When I tell you this film is outstanding, I mean it. You can tell the cast and crew put their entire soul into every detail. Making a biopic, especially one where we already know the ending can be difficult. It’s a lot of work for the writers to build up tension and keep an audience invested, and they pull it off flawlessly. This is helped by the reality that Richard Montañez’s life wasn’t easy. There was a lot of struggle, and through that came his willingness to persevere and take initiative. This film, and Richard’s story, is inspiring. A biopic about a Mexican success story doesn’t come around often, so there was a lot of pressure on everyone involved to get it right. And they sure did.
Writing isn’t the only aspect of the film that stands out. Flamin’ Hot has its own unique aesthetic. For a movie that handles so much heaviness, there’s a levity to it all. It’s tongue and cheek with its editing, at times even breaking the fourth wall, or going into completely outlandish exaggerations of the tale. It wins you over with its quirkiness but always stays true to Richard’s spirit. The man worked hard. He could have kept to his janitorial duties, but Richard saw opportunity wherever he could. Where people saw walls and limits, he saw nothing. He held an astounding amount of optimism for someone who also didn’t have blind faith. He was scared, and he was well-versed in the discrimination he faced, and the challenges he was navigating as a Brown man. Despite all of that he worked towards his goals. Richard Montañez is a true visionary, an innovator, and that story deserves to be told.
Flamin’ Hot isn’t just Hispanic representation. The film is Mexican through and through. It’s in it’s bones. From the way characters slip in and out of Spanish, to the specific foods they eat, the slang they use, down to the way religion is a constant force in the background. As soon as the iconic Searchlight Pictures theme (previously known as 20th Century Studios) started playing in authentic mariachi, you just knew. An identity that strong doesn’t just happen. It’s intentional. In its blood.
The writer is Mexican. The director is Mexican. Most of the actors are Mexican. Eva Longoria has spoken openly about ensuring the people in front of the camera weren’t just Latine, but those behind the scenes as well. While I’m not Mexican, the specificity didn’t take away from my ability to relate, if anything it added. As Irish novelist James Joyce once said, “In the particular is contained the universal.” There is a level of relatability the more specific a story gets.
Perhaps the most unique aspect of Flamin’ Hot is the way it acknowledges the importance of women not just in Hispanic households, but specifically Richards. The film works hard to showcase how life-changing these moments were for Richard and his wife, Judy. This wasn’t just Richards success, this was hers. He quite literally couldn’t have done it without her, and the real Richard Montañez would be the first to admit it. In fact, he was at the Premiere, and when asked to say a few words the first thing that came out of his mouth was “everybody really needs a Judy”. A person to push them, to support them, and to always believe in them, at times even more than they believe in themselves.

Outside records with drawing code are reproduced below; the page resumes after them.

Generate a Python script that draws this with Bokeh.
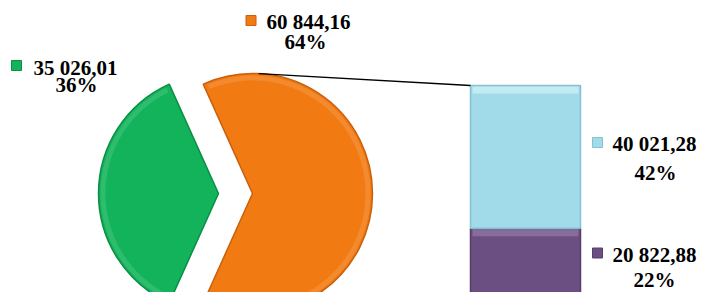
import math
from bokeh.plotting import figure
from bokeh.models import Range1d
from bokeh.core.properties import value
from bokeh.embed import file_html
from bokeh.resources import INLINE

# ---- data ----
pie_names = ["Группа 1", "Прочие"]
pie_values = [35026.01, 60844.16]
pie_pct_labels = ["36%", "64%"]
bar_names = ["Прочие 2", "Прочие 1"]          # bottom -> top
bar_values = [20822.88, 40021.28]
bar_pct_labels = ["22%", "42%"]
pie_colors = ["#12B35A", "#F27A12"]
pie_edges = ["#0B8E45", "#C9600C"]
bar_colors = ["#6B4F82", "#A1DAE8"]
bar_edges = ["#56406A", "#84C2D2"]
bar_tops_light = ["#8C72A3", "#C8EDF5"]

total = sum(pie_values)


def fmt(v):
    return f"{v:,.2f}".replace(",", " ").replace(".", ",")


# ---- layout (image pixel coordinates, y downwards) ----
W, H = 698, 292
p = figure(width=W, height=H, x_range=Range1d(0, W), y_range=Range1d(H, 0),
           output_backend="svg", toolbar_location=None,
           x_axis_location=None, y_axis_location=None, min_border=0)
p.grid.visible = False
p.outline_line_color = None
p.background_fill_color = "white"
p.border_fill_color = "white"

R = 120
CY = 193
centers_x = [218, 252]

# pie: green slice centred on the left, "other" slice on the right
spans = [v / total * 360 for v in pie_values]
starts = [180 - spans[0] / 2, -spans[1] / 2]
ends = [180 + spans[0] / 2, spans[1] / 2]
for cx, s, e, fc, lc in zip(centers_x, starts, ends, pie_colors, pie_edges):
    p.wedge(x=cx, y=CY, radius=R, start_angle=s, end_angle=e,
            start_angle_units="deg", end_angle_units="deg",
            direction="anticlock", fill_color=fc, line_color=lc, line_width=1.5)
    # soft bevel near the rim
    p.annular_wedge(x=cx, y=CY, inner_radius=R - 7, outer_radius=R - 2,
                    start_angle=s + 2, end_angle=e - 2,
                    start_angle_units="deg", end_angle_units="deg",
                    direction="anticlock", fill_color="white", fill_alpha=0.12,
                    line_color=None)

# bar (stacked) on its own value range: bottom of bar at y=302, top at y=85
BAR_BOTTOM, BAR_TOP = 302, 85
bar_total = sum(bar_values)
upp = bar_total / (BAR_BOTTOM - BAR_TOP)
p.extra_y_ranges = {"bar": Range1d(start=(BAR_BOTTOM - H) * upp, end=BAR_BOTTOM * upp)}

BAR_X0, BAR_X1 = 470, 580
bottoms = [0, bar_values[0]]
tops = [bar_values[0], bar_values[0] + bar_values[1]]
p.quad(left=BAR_X0, right=BAR_X1, bottom=bottoms, top=tops, fill_color=bar_colors,
       line_color=bar_edges, line_width=1.5, y_range_name="bar")
# bevel highlight at the top of each segment
p.quad(left=BAR_X0 + 2, right=BAR_X1 - 2, bottom=[t - 8 * upp for t in tops],
       top=[t - 1 * upp for t in tops], fill_color=bar_tops_light,
       line_color=None, fill_alpha=0.85, y_range_name="bar")

# connector lines from the "other" slice to the bar
a = math.radians(87)
x_top = centers_x[1] + R * math.cos(a)
p.segment(x0=[x_top, x_top], y0=[CY - R * math.sin(a), CY + R * math.sin(a)],
          x1=[BAR_X0, BAR_X0], y1=[BAR_TOP, BAR_BOTTOM], line_color="black", line_width=1.3)

# labels
font = value("Liberation Serif")
lab_sq_x = [16, 250.5, 597, 597]
lab_sq_y = [65, 20, 142, 252.5]
lab1_x = [33, 266, 612, 612]
lab1_y = [67, 21.5, 143, 254.5]
lab2_x = [76, 305, 655, 654]
lab2_y = [84, 41, 172.5, 279.5]
all_vals = [pie_values[0], pie_values[1], bar_values[1], bar_values[0]]
all_pcts = [pie_pct_labels[0], pie_pct_labels[1], bar_pct_labels[1], bar_pct_labels[0]]
sq_colors = [pie_colors[0], pie_colors[1], bar_colors[1], bar_colors[0]]
sq_edges = [pie_edges[0], pie_edges[1], bar_edges[1], bar_edges[0]]

p.scatter(x=lab_sq_x, y=lab_sq_y, marker="square", size=10, fill_color=sq_colors,
          line_color=sq_edges, line_width=1)
p.text(x=lab1_x, y=lab1_y, text=[fmt(v) for v in all_vals], text_font=font,
       text_font_style="bold", text_font_size="21px", text_baseline="middle",
       text_align="left", text_color="black")
p.text(x=lab2_x, y=lab2_y, text=all_pcts, text_font=font,
       text_font_style="bold", text_font_size="21px", text_baseline="middle",
       text_align="center", text_color="black")

open("out.html", "w").write(file_html(p, INLINE))
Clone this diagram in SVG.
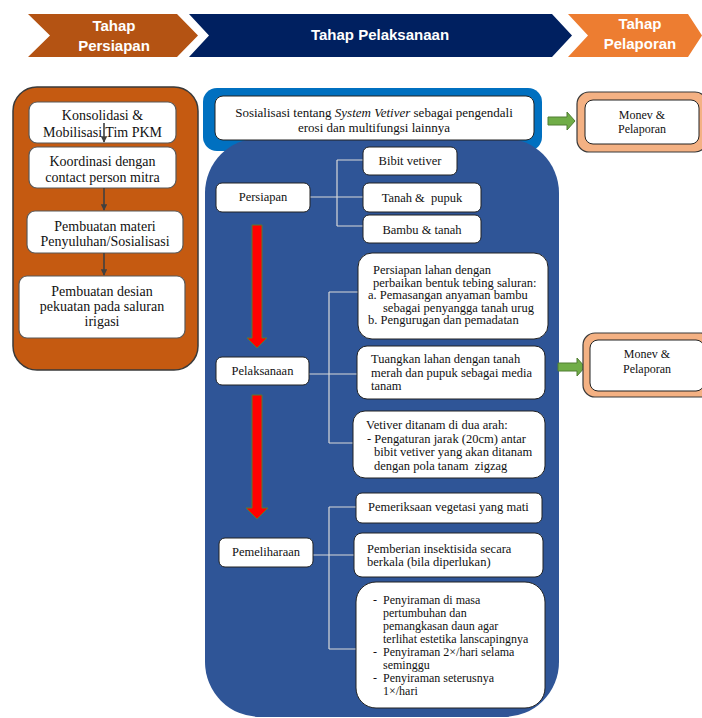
<svg xmlns="http://www.w3.org/2000/svg" width="702" height="718" viewBox="0 0 702 718">
<defs>
<style>
.hdr{font-family:"Liberation Sans",Arial,sans-serif;font-weight:bold;font-size:15px;fill:#fff;text-anchor:middle}
.lt{font-family:"Liberation Serif","Times New Roman",serif;font-size:14px;fill:#111;text-anchor:middle}
.bt{font-family:"Liberation Serif","Times New Roman",serif;font-size:12.5px;fill:#111}
.bs{font-family:"Liberation Serif","Times New Roman",serif;font-size:12px;fill:#111}
.bc{font-family:"Liberation Serif","Times New Roman",serif;font-size:12.5px;fill:#111;text-anchor:middle;white-space:pre}
.st{font-family:"Liberation Serif","Times New Roman",serif;font-size:13px;fill:#111;text-anchor:middle}
.mt{font-family:"Liberation Serif","Times New Roman",serif;font-size:12px;fill:#111;text-anchor:middle}
.lbox{fill:#fff;stroke:#595959;stroke-width:1.2}
.wbox{fill:#fff;stroke:#222;stroke-width:1}
.conn{stroke:#d9d9d9;stroke-width:1.2;fill:none}
.red{fill:#ff0000;stroke:#5b7b2f;stroke-width:1}
.grn{fill:#70ad47;stroke:#507e32;stroke-width:1}
.larr{stroke:#404040;stroke-width:1.6;fill:none}
</style>
<marker id="ah" viewBox="0 0 10 10" refX="9" refY="5" markerWidth="4" markerHeight="4" orient="auto">
<path d="M0,0 L10,5 L0,10 z" fill="#404040"/>
</marker>
</defs>
<rect width="702" height="718" fill="#fff"/>

<g id="header">
<polygon points="28,14 177,14 198,35.5 177,57 28,57 50,35.5" fill="#b45313"/>
<polygon points="189,14 552,14 572,35.5 552,57 189,57 209,35.5" fill="#002060"/>
<polygon points="568,14 688,14 702,35.5 688,57 568,57 588,35.5" fill="#ed7d31"/>
<text class="hdr" x="114" y="31">Tahap</text>
<text class="hdr" x="114" y="51">Persiapan</text>
<text class="hdr" x="380" y="40">Tahap Pelaksanaan</text>
<text class="hdr" x="640" y="29">Tahap</text>
<text class="hdr" x="640" y="49">Pelaporan</text>
</g>

<g id="persiapan-panel">
<rect x="13" y="87" width="185" height="283" rx="24" fill="#c55a11" stroke="#3a3a3a" stroke-width="1.5"/>
</g>
<g id="konsolidasi">
<rect class="lbox" x="29" y="102" width="147" height="41" rx="8"/>
<text class="lt" x="102.5" y="119.5">Konsolidasi &amp;</text>
<text class="lt" x="102.5" y="136.5">Mobilisasi Tim PKM</text>
</g>
<g id="koordinasi">
<rect class="lbox" x="29" y="147" width="147" height="41" rx="8"/>
<text class="lt" x="102.5" y="165.5">Koordinasi dengan</text>
<text class="lt" x="102.5" y="181.5">contact person mitra</text>
</g>
<g id="pembuatan-materi">
<rect class="lbox" x="27" y="211" width="156" height="42" rx="8"/>
<text class="lt" x="105" y="230.5">Pembuatan materi</text>
<text class="lt" x="105" y="245.5">Penyuluhan/Sosialisasi</text>
</g>
<g id="pembuatan-desian">
<rect class="lbox" x="19" y="276" width="166" height="62" rx="8"/>
<text class="lt" x="102" y="296">Pembuatan desian</text>
<text class="lt" x="102" y="311">pekuatan pada saluran</text>
<text class="lt" x="102" y="326">irigasi</text>
</g>

<g id="sosialisasi">
<rect x="203" y="88" width="339" height="63" rx="14" fill="#0070c0"/>
</g>
<g id="pelaksanaan-panel">
<rect x="205" y="138" width="354" height="579" rx="55" fill="#2f5597"/>
</g>
<g id="sosialisasi-box">
<rect class="wbox" x="215" y="96" width="319" height="44" rx="8"/>
<text class="st" x="374" y="116.5">Sosialisasi tentang <tspan font-style="italic">System Vetiver</tspan> sebagai pengendali</text>
<text class="st" x="374" y="131.5">erosi dan multifungsi lainnya</text>
</g>

<g id="connectors">
<path class="larr" d="M104,123 V142" marker-end="url(#ah)"/>
<path class="larr" d="M104,188 V210" marker-end="url(#ah)"/>
<path class="larr" d="M104,253 V275" marker-end="url(#ah)"/>
<path class="conn" d="M310,197 H363 M337,160 V226 M337,160 H363 M337,226 H363"/>
<path class="conn" d="M309,374 H357 M329,292 V443 M329,292 H358 M329,443 H353"/>
<path class="conn" d="M313,555 H354 M329,507 V649 M329,507 H356 M329,649 H356"/>
<polygon class="red" points="252,225 262,225 262,338 267,338 257,348 247,338 252,338"/>
<polygon class="red" points="252,395 262,395 262,508 268,508 257,519 246,508 252,508"/>
<polygon class="grn" points="548,117 567,117 567,112 575,121 567,130 567,125 548,125"/>
<polygon class="grn" points="558,363 577,363 577,358 585,367 577,376 577,371 558,371"/>
</g>

<g id="persiapan">
<rect class="wbox" x="216" y="183" width="94" height="29" rx="6"/>
<text class="bc" x="263" y="201">Persiapan</text>
</g>
<g id="bibit">
<rect class="wbox" x="363" y="147" width="94" height="28" rx="6"/>
<text class="bc" x="410" y="164.5">Bibit vetiver</text>
</g>
<g id="tanah">
<rect class="wbox" x="363" y="183" width="118" height="29" rx="6"/>
<text class="bc" x="422" y="201.5">Tanah &amp;  pupuk</text>
</g>
<g id="bambu">
<rect class="wbox" x="363" y="215" width="118" height="28" rx="6"/>
<text class="bc" x="422" y="233.5">Bambu &amp; tanah</text>
</g>

<g id="pelaksanaan">
<rect class="wbox" x="216" y="357" width="93" height="28" rx="6"/>
<text class="bc" x="262.5" y="375">Pelaksanaan</text>
</g>
<g id="persiapan-lahan">
<rect class="wbox" x="358" y="253" width="190" height="86" rx="14"/>
<text class="bt" x="373" y="274">Persiapan lahan dengan</text>
<text class="bt" x="373" y="286.5">perbaikan bentuk tebing saluran:</text>
<text class="bt" x="368" y="299">a. Pemasangan anyaman bambu</text>
<text class="bt" x="383" y="311.5">sebagai penyangga tanah urug</text>
<text class="bt" x="368" y="324">b. Pengurugan dan pemadatan</text>
</g>
<g id="tuangkan">
<rect class="wbox" x="357" y="346" width="188" height="53" rx="10"/>
<text class="bt" x="371" y="363">Tuangkan lahan dengan tanah</text>
<text class="bt" x="371" y="377">merah dan pupuk sebagai media</text>
<text class="bt" x="371" y="390">tanam</text>
</g>
<g id="vetiver">
<rect class="wbox" x="353" y="411" width="192" height="67" rx="12"/>
<text class="bt" x="366" y="429">Vetiver ditanam di dua arah:</text>
<text class="bt" x="367" y="443">-  Pengaturan jarak (20cm) antar</text>
<text class="bt" x="374" y="456">bibit vetiver yang akan ditanam</text>
<text class="bt" x="374" y="470" style="white-space:pre">dengan pola tanam  zigzag</text>
</g>

<g id="pemeliharaan">
<rect class="wbox" x="219" y="538" width="94" height="29" rx="6"/>
<text class="bc" x="266" y="556">Pemeliharaan</text>
</g>
<g id="pemeriksaan">
<rect class="wbox" x="356" y="493" width="186" height="30" rx="6"/>
<text class="bt" x="368" y="511">Pemeriksaan vegetasi yang mati</text>
</g>
<g id="pemberian">
<rect class="wbox" x="354" y="533" width="189" height="44" rx="8"/>
<text class="bt" x="367" y="553">Pemberian insektisida secara</text>
<text class="bt" x="367" y="566">berkala (bila diperlukan)</text>
</g>
<g id="penyiraman">
<rect class="wbox" x="356" y="582" width="189" height="126" rx="20"/>
<text class="bs" x="373" y="604">-</text>
<text class="bs" x="383" y="604">Penyiraman di masa</text>
<text class="bs" x="383" y="617">pertumbuhan dan</text>
<text class="bs" x="383" y="630">pemangkasan daun agar</text>
<text class="bs" x="383" y="643">terlihat estetika lanscapingnya</text>
<text class="bs" x="373" y="656">-</text>
<text class="bs" x="383" y="656">Penyiraman 2×/hari selama</text>
<text class="bs" x="383" y="669">seminggu</text>
<text class="bs" x="373" y="682">-</text>
<text class="bs" x="383" y="682">Penyiraman seterusnya</text>
<text class="bs" x="383" y="695">1×/hari</text>
</g>

<g id="monev-1">
<rect x="577" y="92" width="130" height="60" rx="12" fill="#f4b183" stroke="#3a3a3a" stroke-width="1.2"/>
<rect class="wbox" x="585" y="100" width="114" height="44" rx="8"/>
<text class="mt" x="642" y="119">Monev &amp;</text>
<text class="mt" x="642" y="133">Pelaporan</text>
</g>
<g id="monev-2">
<rect x="583" y="333" width="130" height="64" rx="12" fill="#f4b183" stroke="#3a3a3a" stroke-width="1.2"/>
<rect class="wbox" x="590" y="340" width="114" height="51" rx="8"/>
<text class="mt" x="647" y="358">Monev &amp;</text>
<text class="mt" x="647" y="373">Pelaporan</text>
</g>
</svg>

I’ll be honest, it’s been a long time since I’ve seen a healthy relationship portrayed in media, let alone two People of Color in a healthy relationship. To see the real Judy standing next to Richard, knowing the two had been married for more than 48 years, and especially knowing where they started, was incredibly inspiring. Annie Gonzalez, the actress who plays Judy, expressed what a dream role this was for her, “Being able to portray a woman who understood the power of partnership, and understood the strength, and understood being able to look adversity in the eye and say ‘a la madre!’ It’s been beautiful. I’m grateful and I couldn’t be happier.”
I walked out of that theater ready to go back in. It was that impactful. Usually, biopics bore me, or don’t always resonate. Flamin’ Hot did. It’s rare to see a movie tackle thematically harsh topics with that much grace and humor. I mean, Flamin’ Hot wasn’t just inspiring, it was fun. I laughed a lot and cried even more. It’s refreshing to see a success story centered around a Person of Color, especially one relating to something as iconic as Flamin’ Hot Cheetos. No matter who you are, or where you’re from, I highly encourage you to check out Flamin’ Hot when it drops this summer. It will inspire you in ways you couldn’t imagine. Chase after your dreams. Use your creativity. No idea is too small or too silly. As former CEO of PepsiCo Roger Enrico once said, “visionaries can’t be contained”. So don’t try to contain them.
You can check out Flamin’ Hot on Hulu when it drops on June 9, 2023.